START Information supplied

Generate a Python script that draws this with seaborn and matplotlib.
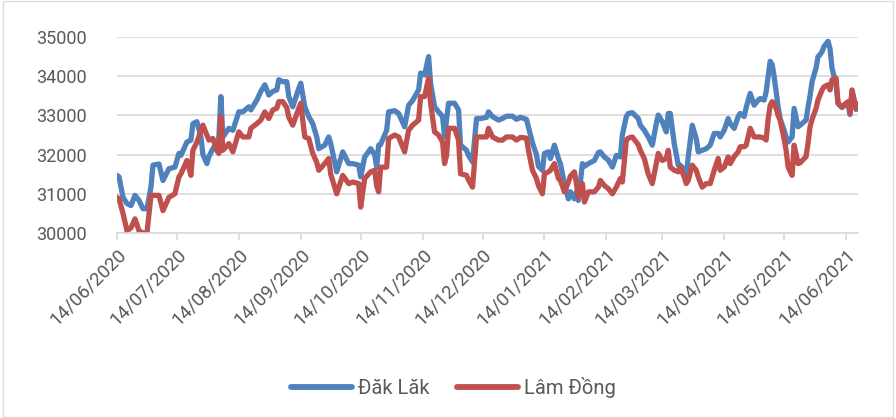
import matplotlib.pyplot as plt
import seaborn as sns
import pandas as pd

# ngày tính từ 14/06/2020
ngay = [0, 1, 3, 5, 7, 9, 11, 13, 15, 17,
        18, 21, 23, 26, 29, 31, 32, 35, 37, 38,
        40, 42, 43, 45, 46, 48, 50, 51, 52, 53,
        56, 58, 61, 63, 66, 67, 70, 72, 74, 76,
        78, 80, 81, 83, 85, 86, 88, 91, 92, 94,
        96, 98, 100, 101, 104, 106, 107, 110, 113, 116,
        118, 121, 122, 124, 127, 129, 130, 131, 132, 135,
        136, 139, 141, 144, 146, 148, 151, 152, 154, 156,
        157, 159, 161, 163, 164, 165, 166, 169, 171, 172,
        175, 176, 178, 180, 182, 185, 186, 188, 191, 193,
        195, 198, 200, 202, 205, 206, 208, 210, 211, 213,
        214, 216, 217, 219, 221, 222, 224, 226, 227, 229,
        230, 231, 233, 234, 236, 239, 241, 242, 244, 246,
        248, 250, 252, 253, 255, 256, 258, 261, 262, 264,
        266, 268, 270, 271, 273, 275, 276, 277, 279, 281,
        282, 284, 285, 286, 288, 290, 291, 293, 295, 297,
        299, 301, 302, 304, 306, 307, 309, 311, 312, 314,
        315, 317, 319, 321, 322, 324, 325, 326, 327, 328,
        329, 330, 331, 332, 334, 335, 336, 338, 339, 341,
        342, 345, 346, 347, 348, 350, 351, 352, 353, 354,
        356, 357, 358, 360, 361, 363, 365, 366, 367, 368,
        370, 371]

dak_lak = [31470, 31430, 30910, 30750, 30700, 30960, 30830, 30620, 30620, 31170,
           31730, 31760, 31340, 31640, 31680, 32030, 31980, 32320, 32370, 32790,
           32840, 32450, 32000, 31770, 31950, 32150, 32300, 32450, 33480, 32450,
           32670, 32620, 33090, 33090, 33220, 33140, 33390, 33610, 33780, 33520,
           33610, 33650, 33910, 33860, 33860, 33480, 33220, 33690, 33820, 33220,
           32970, 32790, 32450, 32150, 32240, 32450, 32280, 31560, 32070, 31770,
           31770, 31730, 31430, 31940, 32150, 32000, 31680, 32240, 32260, 32620,
           33090, 33120, 33050, 32710, 33260, 33380, 33650, 34080, 34030, 34500,
           33820, 33220, 33090, 32970, 32450, 32900, 33310, 33310, 33140, 32240,
           32110, 31980, 31810, 32920, 32920, 32950, 33090, 32970, 32880, 32920,
           32980, 32980, 32900, 32950, 32900, 32700, 32300, 32000, 31700, 31600,
           32030, 32070, 31900, 32240, 31900, 31770, 31260, 30870, 31050, 30870,
           31050, 30830, 31770, 31700, 31770, 31850, 32050, 32070, 31940, 31860,
           31680, 31980, 31940, 32500, 32970, 33050, 33070, 32920, 32750, 32620,
           32450, 32240, 32790, 33010, 32840, 32580, 33050, 33050, 32280, 31730,
           31730, 31600, 31510, 31940, 32750, 32410, 32070, 32110, 32150, 32240,
           32540, 32540, 32450, 32620, 32920, 32790, 32670, 32970, 33050, 32970,
           33200, 33560, 33260, 33390, 33430, 33390, 33600, 33990, 34380, 34300,
           33990, 33600, 33220, 32920, 32620, 32450, 32320, 32450, 33180, 32710,
           32750, 32880, 33220, 33500, 33860, 34210, 34500, 34550, 34630, 34760,
           34890, 34700, 34200, 33800, 33300, 33200, 33300, 33330, 33020, 33600,
           33150, 33300]

lam_dong = [30910, 30870, 30500, 30060, 30130, 30360, 30060, 30000, 30000, 30960,
            30960, 30960, 30570, 30910, 31000, 31430, 31510, 31850, 31470, 32110,
            32320, 32600, 32750, 32500, 32370, 32410, 32100, 32030, 32970, 32110,
            32280, 32070, 32580, 32450, 32450, 32670, 32790, 32880, 33090, 32920,
            33140, 33180, 33350, 33350, 33200, 32950, 32750, 33180, 33310, 32450,
            32410, 32030, 31800, 31600, 31770, 31900, 31500, 31000, 31470, 31260,
            31300, 31260, 30660, 31390, 31560, 31600, 31200, 31050, 31680, 31680,
            32410, 32500, 32450, 32070, 32620, 32750, 32880, 33480, 33480, 33950,
            33310, 32580, 32500, 32320, 31770, 31980, 32670, 32670, 32370, 31510,
            31470, 31350, 31170, 32450, 32450, 32450, 32670, 32450, 32370, 32370,
            32450, 32450, 32370, 32440, 32420, 32110, 31600, 31390, 31210, 31000,
            31510, 31560, 31600, 31770, 31390, 31340, 31050, 31300, 31450, 31560,
            31260, 30910, 31260, 30790, 31050, 31050, 31170, 31340, 31210, 31130,
            31000, 31170, 31390, 31300, 32370, 32420, 32450, 32250, 32110, 31900,
            31500, 31260, 31770, 32030, 31850, 31900, 32110, 31680, 31600, 31560,
            31680, 31430, 31260, 31340, 31730, 31600, 31430, 31170, 31260, 31260,
            31600, 31900, 31600, 31680, 31940, 31770, 31950, 32070, 32200, 32200,
            32240, 32670, 32450, 32450, 32450, 32420, 32370, 32900, 33250, 33350,
            33300, 33180, 33000, 32880, 32400, 32110, 31680, 31470, 32240, 31770,
            31790, 31950, 32300, 32710, 32900, 33180, 33400, 33520, 33650, 33730,
            33780, 33650, 33910, 33950, 33310, 33220, 33310, 33350, 33050, 33650,
            33180, 33260]

nhan_truc_x = ["14/06/2020", "14/07/2020", "14/08/2020", "14/09/2020",
               "14/10/2020", "14/11/2020", "14/12/2020", "14/01/2021",
               "14/02/2021", "14/03/2021", "14/04/2021", "14/05/2021",
               "14/06/2021"]
muc_y = [30000, 31000, 32000, 33000, 34000, 35000]

bat_dau = pd.Timestamp("2020-06-14")
df = pd.DataFrame({
    "Ngày": bat_dau + pd.to_timedelta(ngay, unit="D"),
    "Đăk Lăk": dak_lak,
    "Lâm Đồng": lam_dong,
})
df_long = df.melt(id_vars="Ngày", var_name="Tỉnh", value_name="Giá")

sns.set_theme(style="white")
plt.rcParams["font.family"] = ["Roboto", "DejaVu Sans"]

fig = plt.figure(figsize=(8.96, 4.18), dpi=100)
ax = fig.add_axes([0.1306, 0.4426, 0.827, 0.4689])

sns.lineplot(data=df_long, x="Ngày", y="Giá", hue="Tỉnh",
             palette=["#4F81BD", "#C0504D"], linewidth=3.8,
             solid_capstyle="round", solid_joinstyle="round", ax=ax)

handles, labels = ax.get_legend_handles_labels()
ax.get_legend().remove()

ax.set_ylim(30000, 35000)
ax.set_yticks(muc_y)
ax.set_xlim(bat_dau, bat_dau + pd.Timedelta(days=371))
ticks = pd.to_datetime(nhan_truc_x, format="%d/%m/%Y")
ax.set_xticks(ticks)
ax.set_xticklabels(nhan_truc_x, rotation=45, ha="right", rotation_mode="anchor")

ax.grid(axis="y", color="#d9d9d9", linewidth=1.2)
ax.set_axisbelow(True)
for s in ["left", "right", "top"]:
    ax.spines[s].set_visible(False)
ax.spines["bottom"].set_color("#d9d9d9")
ax.spines["bottom"].set_linewidth(1.2)
ax.tick_params(axis="x", colors="#d9d9d9", length=5, width=1.2, direction="out",
               labelcolor="#595959", labelsize=13.5, pad=4, bottom=True)
ax.tick_params(axis="y", length=0, labelcolor="#595959", labelsize=13, pad=22)
ax.set_xlabel("")
ax.set_ylabel("")

for h in handles:
    h.set_linewidth(4.2)
fig.legend(handles, labels, loc="center", bbox_to_anchor=(0.506, 0.072), ncol=2,
           frameon=False, fontsize=14.5, labelcolor="#595959", handlelength=3.0,
           columnspacing=1.4, handletextpad=0.3)

fig.patches.append(plt.Rectangle((0.003, 0.003), 0.994, 0.994, transform=fig.transFigure,
                                 fill=False, edgecolor="#e3d9d9", linewidth=1))

fig.savefig("out.png", dpi=100)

END Information supplied

Omitting all pictures, restate exactly the lines of the material from its start through the line that contains "import pandas as pd".

Generate a Python script that draws this with seaborn and matplotlib.
import matplotlib.pyplot as plt
import seaborn as sns
import pandas as pd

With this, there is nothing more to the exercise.